Memory Lane: St. Francis of Assisi Cathedral School celebrates 80th anniversary
By Chris Donahue
Staff Writer
METUCHEN — A flood of personal reflections, photos and memorabilia carried scores of alumni of St. Francis of Assisi Cathedral School down memory lane when they gathered to celebrate the 80th anniversary of its founding Sept. 19.
The celebration began with a Mass at St. Francis of Assisi Cathedral. Msgr. Michael J. Alliegro, rector, served as principal celebrant.
In his homily, Msgr. Alliegro spoke about the challenges faced by the Sisters of Mercy of North Plainfield when the school’s doors opened on the eve of the Great Depression.
After the Mass, the school was opened for tours and a reception was held in the basement of the cathedral.
Among those attending the reunion was Sister Patricia Meidhof of the Sisters of Charity, Convent Station, who graduated in 1946. Sister Patricia said she was the first vocation to a religious community from St. Francis, while one of her classmates, James Steffner, became the first priest.
“Sister Mary Boniface was my first-grade teacher. I always wanted to be a nun and Sister Mary said to say Hail Marys every night,” said Sister Patricia, principal, St. Francis of Assisi School, Ridgefield Park.
Sister Patricia, who has been in Catholic education for more than 50 years, said she remembers singing in the choir and learning how to do the Irish jig in the third grade. “It was very happy days for everyone,” she said.
Thomas O’Brien, one of 13 members of the class of 1935, began attending St. Francis in second grade after getting expelled from a public school.
O’Brien, whose three children graduated from St. Francis, remembers sharing a taxi ride to school with several other students for 50 cents a week.
“I liked everything about it,” O’Brien said. “I had to be a good boy when I was here, too. I didn’t get in any fights.”

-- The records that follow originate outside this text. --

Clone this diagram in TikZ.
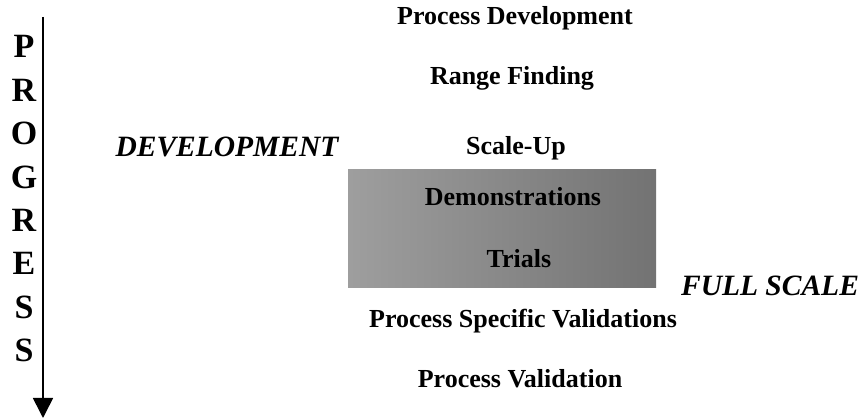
\documentclass[tikz,border=0pt]{standalone}
\usepackage{fontspec}
\setmainfont{Liberation Serif}
\usetikzlibrary{arrows.meta}

\begin{document}
\begin{tikzpicture}[x=1pt, y=-1pt,
		stage/.style={
			anchor=base,
			font=\fontsize{26}{30}\selectfont\bfseries
		},
		phase/.style={
			anchor=base,
			font=\fontsize{29.5}{32}\selectfont\bfseries\itshape
		},
		letter/.style={
			anchor=base,
			font=\fontsize{34}{36}\selectfont\bfseries
		},
		arrow/.style={-{Triangle[width=20pt,length=20pt]}, line width=1.6pt}]

		\useasboundingbox (0,0) rectangle (860,419);

		% shaded band behind the full scale stages
		\fill[left color=black!38, right color=black!55] (348,170) rectangle (656,288);

		\node [stage] (procdev) at (515,25) {Process Development};
		\node [stage] (range) at (512,85) {Range Finding};
		\node [stage] (scaleup) at (516,155) {Scale-Up};
		\node [stage] (demo) at (513,206) {Demonstrations};
		\node [stage] (trials) at (519,268) {Trials};
		\node [stage] (specific) at (523,328) {Process Specific Validations};
		\node [stage] (validation) at (520,388) {Process Validation};

		\node [phase] (devel) at (227,157) {DEVELOPMENT};
		\node [phase] (full) at (770,296) {FULL SCALE};

		\foreach \l [count=\i from 0] in {P,R,O,G,R,E,S,S}
			\node [letter] (l\i) at (24,58+43.4*\i) {\l};

		\coordinate (top) at (43,17);
		\coordinate (tip) at (43,418);
		\draw [arrow] (top) -- (tip);
	\end{tikzpicture}
\end{document}
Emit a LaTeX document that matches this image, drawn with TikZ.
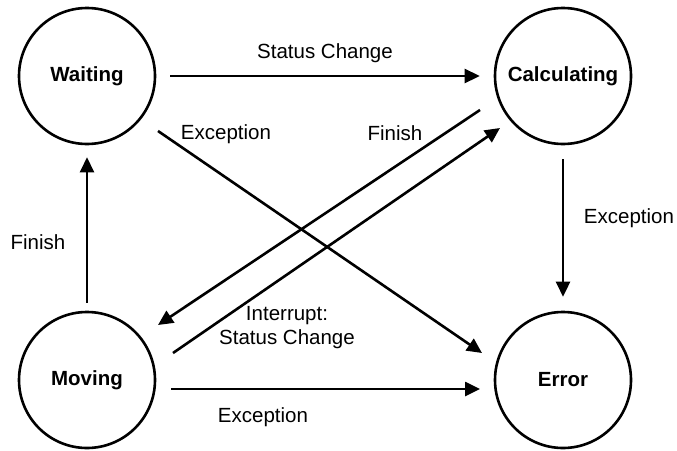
\documentclass[tikz,border=0pt]{standalone}
\usepackage{fontspec}
\setmainfont{Liberation Sans}
\usetikzlibrary{arrows.meta,calc}
\begin{document}
\begin{tikzpicture}[x=1pt,y=-1pt,
  state/.style={draw,circle,line width=2.6pt,minimum size=136pt,inner sep=0pt,font=\fontsize{20.5}{24}\selectfont\bfseries},
  arr/.style={line width=2.6pt,-{Triangle[length=15pt,width=14pt]}},
  lbl/.style={font=\fontsize{20.5}{24}\selectfont,inner sep=0pt,align=center}]
\useasboundingbox (0,0) rectangle (677,450);
\node[state] (W) at (87,76) {Waiting};
\node[state] (C) at (563,76) {Calculating};
\node[state] (M) at (87,380) {Moving};
\node[state] (E) at (563,380) {Error};
% connectors
\draw[arr,shorten <=14pt,shorten >=14pt] (W.east) -- (C.west);
\draw[arr] ($(W)+(71,55)$) -- ($(E)+(-81,-27)$);
\draw[arr] ($(C)+(-83,34)$) -- ($(M)+(71,-55)$);
\draw[arr] ($(M)+(86,-27)$) -- ($(C)+(-63,52)$);
\draw[arr,shorten <=14pt,shorten >=14pt] (C.south) -- (E.north);
\draw[arr,shorten <=8pt,shorten >=12pt] (M.north) -- (W.south);
\draw[arr] ($(M)+(84,9)$) -- ($(E)+(-83,9)$);
% labels
\node[lbl] (l1) at (325,53) {Status Change};
\node[lbl] (l2) at (226,134) {Exception};
\node[lbl] (l3) at (395,133) {Finish};
\node[lbl] (l4) at (287,328) {Interrupt:\\Status Change};
\node[lbl] (l5) at (629,218) {Exception};
\node[lbl] (l6) at (38,242) {Finish};
\node[lbl] (l7) at (263,417) {Exception};
\end{tikzpicture}
\end{document}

Patricia Freis Ackerson, an art teacher at St. Francis, graduated from the school in 1986. She grew up in Metuchen and always considered St. Francis part of her family, which is why she came back to work there.
Dolores Salomone, a graduate of 1963, remembers when the girls and boys were segregated by floors and having to get under her desk for air-raid drills because it was during the Cold War.
St. Francis, which was originally staffed by the Sisters of Mercy from North Plainfield, cost $50,000 to build, according to school archives. Additional classrooms were added in 1951 and 1955.
The first year, 81 students attended grades one through three in eight classrooms in the two-story, red brick building. By 1933, all eight grades were represented.
In 1934, the first graduating class consisted of 15 boys and 15 girls.
In 1981, when the Diocese of Metuchen was established, the Church of St. Francis of Assisi became known as St. Francis of Assisi Cathedral, and its school became St. Francis Cathedral School.
The Sisters of Mercy administered the school until June 2001 when the leadership was put in the hands of a lay principal.
The Sisters of Christian Charity now serve the school, which was selected as the diocese’s Spotlight on Education School in 2007.
More than 3,500 graduates have passed through the doors of St. Francis.